▶ _AIM OF THE EXERCISE_
The listing below must be repeated word for word, with its images excluded.

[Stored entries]
-- start --

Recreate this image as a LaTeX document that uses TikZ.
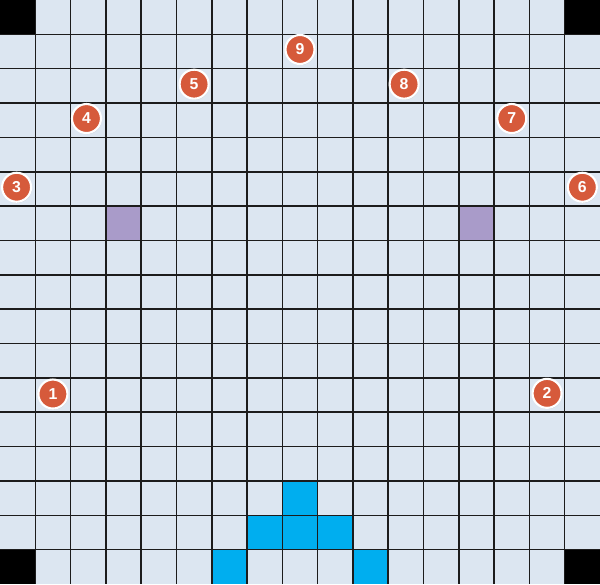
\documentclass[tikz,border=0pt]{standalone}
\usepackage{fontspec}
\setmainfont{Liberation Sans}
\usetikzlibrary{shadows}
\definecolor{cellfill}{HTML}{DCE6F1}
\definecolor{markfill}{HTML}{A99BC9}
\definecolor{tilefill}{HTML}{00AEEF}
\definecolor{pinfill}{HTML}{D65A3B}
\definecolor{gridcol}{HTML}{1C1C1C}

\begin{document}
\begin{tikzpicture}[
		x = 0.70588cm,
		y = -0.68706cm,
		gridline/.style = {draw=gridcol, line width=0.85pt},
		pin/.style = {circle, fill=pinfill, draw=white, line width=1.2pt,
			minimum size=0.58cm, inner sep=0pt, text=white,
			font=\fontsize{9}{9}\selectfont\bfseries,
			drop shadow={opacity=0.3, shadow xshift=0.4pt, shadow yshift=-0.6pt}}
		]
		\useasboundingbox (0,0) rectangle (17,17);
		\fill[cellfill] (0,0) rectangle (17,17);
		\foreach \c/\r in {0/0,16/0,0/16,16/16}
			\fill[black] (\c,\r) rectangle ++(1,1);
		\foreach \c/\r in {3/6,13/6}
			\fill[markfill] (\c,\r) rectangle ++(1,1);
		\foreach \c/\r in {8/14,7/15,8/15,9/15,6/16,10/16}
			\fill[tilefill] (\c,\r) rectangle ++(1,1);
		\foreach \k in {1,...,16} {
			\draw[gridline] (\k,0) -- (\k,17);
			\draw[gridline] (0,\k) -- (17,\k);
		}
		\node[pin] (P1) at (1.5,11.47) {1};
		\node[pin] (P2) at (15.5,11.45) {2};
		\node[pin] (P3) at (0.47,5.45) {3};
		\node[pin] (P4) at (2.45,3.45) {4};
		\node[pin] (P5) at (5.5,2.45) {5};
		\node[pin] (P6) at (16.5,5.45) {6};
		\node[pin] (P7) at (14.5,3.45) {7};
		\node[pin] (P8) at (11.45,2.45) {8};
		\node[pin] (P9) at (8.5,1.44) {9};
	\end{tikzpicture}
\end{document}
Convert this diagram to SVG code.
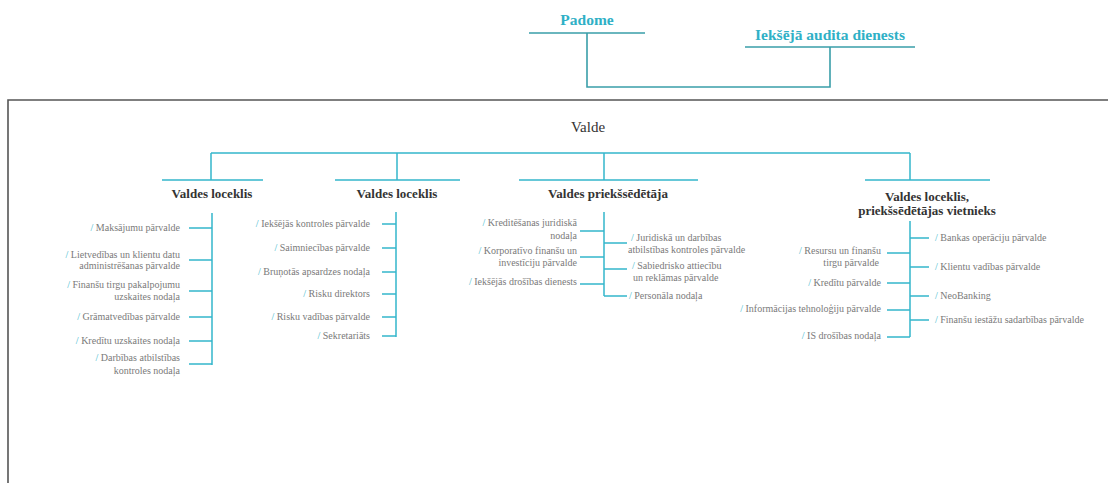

-- end --

▶ _TASK SOLUTION_
Recreate this image as a LaTeX document that uses TikZ.
\documentclass[tikz,border=0pt]{standalone}
\usepackage{fontspec}
\setmainfont{Liberation Sans}
\usetikzlibrary{shadows}
\definecolor{cellfill}{HTML}{DCE6F1}
\definecolor{markfill}{HTML}{A99BC9}
\definecolor{tilefill}{HTML}{00AEEF}
\definecolor{pinfill}{HTML}{D65A3B}
\definecolor{gridcol}{HTML}{1C1C1C}

\begin{document}
\begin{tikzpicture}[
		x = 0.70588cm,
		y = -0.68706cm,
		gridline/.style = {draw=gridcol, line width=0.85pt},
		pin/.style = {circle, fill=pinfill, draw=white, line width=1.2pt,
			minimum size=0.58cm, inner sep=0pt, text=white,
			font=\fontsize{9}{9}\selectfont\bfseries,
			drop shadow={opacity=0.3, shadow xshift=0.4pt, shadow yshift=-0.6pt}}
		]
		\useasboundingbox (0,0) rectangle (17,17);
		\fill[cellfill] (0,0) rectangle (17,17);
		\foreach \c/\r in {0/0,16/0,0/16,16/16}
			\fill[black] (\c,\r) rectangle ++(1,1);
		\foreach \c/\r in {3/6,13/6}
			\fill[markfill] (\c,\r) rectangle ++(1,1);
		\foreach \c/\r in {8/14,7/15,8/15,9/15,6/16,10/16}
			\fill[tilefill] (\c,\r) rectangle ++(1,1);
		\foreach \k in {1,...,16} {
			\draw[gridline] (\k,0) -- (\k,17);
			\draw[gridline] (0,\k) -- (17,\k);
		}
		\node[pin] (P1) at (1.5,11.47) {1};
		\node[pin] (P2) at (15.5,11.45) {2};
		\node[pin] (P3) at (0.47,5.45) {3};
		\node[pin] (P4) at (2.45,3.45) {4};
		\node[pin] (P5) at (5.5,2.45) {5};
		\node[pin] (P6) at (16.5,5.45) {6};
		\node[pin] (P7) at (14.5,3.45) {7};
		\node[pin] (P8) at (11.45,2.45) {8};
		\node[pin] (P9) at (8.5,1.44) {9};
	\end{tikzpicture}
\end{document}
Convert this diagram to SVG code.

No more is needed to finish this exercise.